**REQUIREMENTS:** For this exercise, repeat all of the material verbatim apart from its images.

**DATA PROVIDED:**
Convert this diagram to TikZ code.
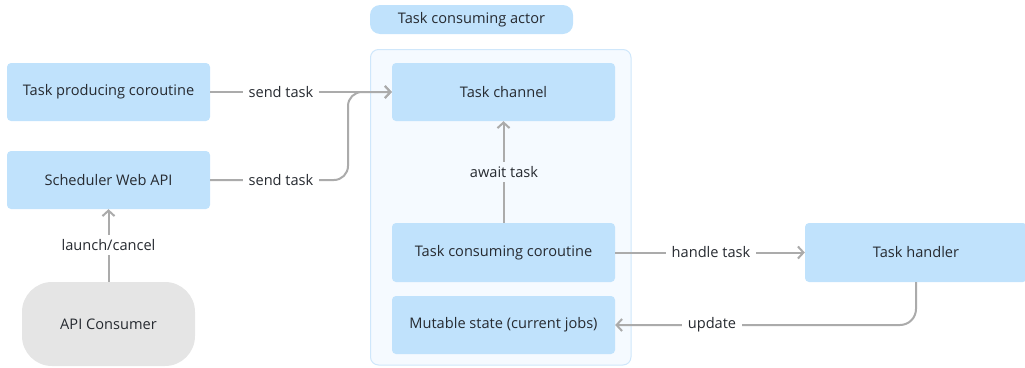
\documentclass[tikz,border=0pt]{standalone}
\usepackage{fontspec}
\setmainfont{Open Sans}
\usetikzlibrary{arrows.meta}
\definecolor{boxblue}{HTML}{C0E2FC}
\definecolor{actorbg}{HTML}{F5FAFF}
\definecolor{actorline}{HTML}{CFE7FB}
\definecolor{conngray}{HTML}{ABABAB}
\definecolor{txt}{HTML}{262A30}
\definecolor{consumer}{HTML}{E5E5E5}
\tikzset{
  txtfont/.style={text=txt, font=\fontsize{14.6}{17}\selectfont},
  box/.style={fill=boxblue, rounded corners=4pt, txtfont,
    minimum width=203pt, minimum height=58pt, inner sep=0pt},
  lbl/.style={fill=white, txtfont, inner xsep=6pt, inner ysep=4pt},
  conn/.style={draw=conngray, line width=2pt},
  tip/.style={-{Straight Barb[length=5.5pt,width=12pt,line width=2pt]}},
}
\begin{document}
\begin{tikzpicture}[x=1pt,y=-1pt]
\useasboundingbox (0,0) rectangle (1025,367);

% actor container and its caption
\path[fill=actorbg, draw=actorline, line width=1pt, rounded corners=8pt] (370.5,49.5) rectangle (631,365);
\node[fill=boxblue, rounded corners=10pt, minimum width=203pt, minimum height=29pt, inner sep=0pt,
  txtfont] (actor) at (471.5,19.5) {Task consuming actor};

% producers
\node[box] (prod) at (108.5,92) {Task producing coroutine};
\node[box] (sched) at (108.5,180) {Scheduler Web API};
\node[fill=consumer, rounded corners=30pt, minimum width=173pt, minimum height=84pt, inner sep=0pt,
  txtfont] (api) at (108.5,324) {API Consumer};

% actor internals
\node[box, minimum width=223pt] (chan) at (503.5,92) {Task channel};
\node[box, minimum width=223pt, minimum height=59pt] (cons) at (503.5,252.5) {Task consuming coroutine};
\node[box, minimum width=223pt] (state) at (503.5,325) {Mutable state (current jobs)};

% handler
\node[box, minimum width=222pt, minimum height=59pt] (handler) at (916,252.5) {Task handler};

% connectors
\draw[conn, tip] (prod.east) -- (chan.west);
\draw[conn, tip, rounded corners=14pt] (sched.east) -- (348,180) -- (348,92) -- (chan.west);
\draw[conn, tip] (cons.north) -- (chan.south);
\draw[conn, tip] (cons.east) -- (handler.west);
\draw[conn, tip, rounded corners=16pt] (handler.south) |- (state.east);
\draw[conn, tip] (api.north) -- (sched.south);

% connector labels
\node[lbl] (l1) at (281,92) {send task};
\node[lbl] (l2) at (281,180) {send task};
\node[lbl, fill=actorbg] (l3) at (504,172) {await task};
\node[lbl] (l4) at (711,252.5) {handle task};
\node[lbl] (l5) at (712,325) {update};
\node[lbl] (l6) at (108.5,245) {launch/cancel};
\end{tikzpicture}
\end{document}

**WRITTEN ANSWER:**
Convert this diagram to TikZ code.
\documentclass[tikz,border=0pt]{standalone}
\usepackage{fontspec}
\setmainfont{Open Sans}
\usetikzlibrary{arrows.meta}
\definecolor{boxblue}{HTML}{C0E2FC}
\definecolor{actorbg}{HTML}{F5FAFF}
\definecolor{actorline}{HTML}{CFE7FB}
\definecolor{conngray}{HTML}{ABABAB}
\definecolor{txt}{HTML}{262A30}
\definecolor{consumer}{HTML}{E5E5E5}
\tikzset{
  txtfont/.style={text=txt, font=\fontsize{14.6}{17}\selectfont},
  box/.style={fill=boxblue, rounded corners=4pt, txtfont,
    minimum width=203pt, minimum height=58pt, inner sep=0pt},
  lbl/.style={fill=white, txtfont, inner xsep=6pt, inner ysep=4pt},
  conn/.style={draw=conngray, line width=2pt},
  tip/.style={-{Straight Barb[length=5.5pt,width=12pt,line width=2pt]}},
}
\begin{document}
\begin{tikzpicture}[x=1pt,y=-1pt]
\useasboundingbox (0,0) rectangle (1025,367);

% actor container and its caption
\path[fill=actorbg, draw=actorline, line width=1pt, rounded corners=8pt] (370.5,49.5) rectangle (631,365);
\node[fill=boxblue, rounded corners=10pt, minimum width=203pt, minimum height=29pt, inner sep=0pt,
  txtfont] (actor) at (471.5,19.5) {Task consuming actor};

% producers
\node[box] (prod) at (108.5,92) {Task producing coroutine};
\node[box] (sched) at (108.5,180) {Scheduler Web API};
\node[fill=consumer, rounded corners=30pt, minimum width=173pt, minimum height=84pt, inner sep=0pt,
  txtfont] (api) at (108.5,324) {API Consumer};

% actor internals
\node[box, minimum width=223pt] (chan) at (503.5,92) {Task channel};
\node[box, minimum width=223pt, minimum height=59pt] (cons) at (503.5,252.5) {Task consuming coroutine};
\node[box, minimum width=223pt] (state) at (503.5,325) {Mutable state (current jobs)};

% handler
\node[box, minimum width=222pt, minimum height=59pt] (handler) at (916,252.5) {Task handler};

% connectors
\draw[conn, tip] (prod.east) -- (chan.west);
\draw[conn, tip, rounded corners=14pt] (sched.east) -- (348,180) -- (348,92) -- (chan.west);
\draw[conn, tip] (cons.north) -- (chan.south);
\draw[conn, tip] (cons.east) -- (handler.west);
\draw[conn, tip, rounded corners=16pt] (handler.south) |- (state.east);
\draw[conn, tip] (api.north) -- (sched.south);

% connector labels
\node[lbl] (l1) at (281,92) {send task};
\node[lbl] (l2) at (281,180) {send task};
\node[lbl, fill=actorbg] (l3) at (504,172) {await task};
\node[lbl] (l4) at (711,252.5) {handle task};
\node[lbl] (l5) at (712,325) {update};
\node[lbl] (l6) at (108.5,245) {launch/cancel};
\end{tikzpicture}
\end{document}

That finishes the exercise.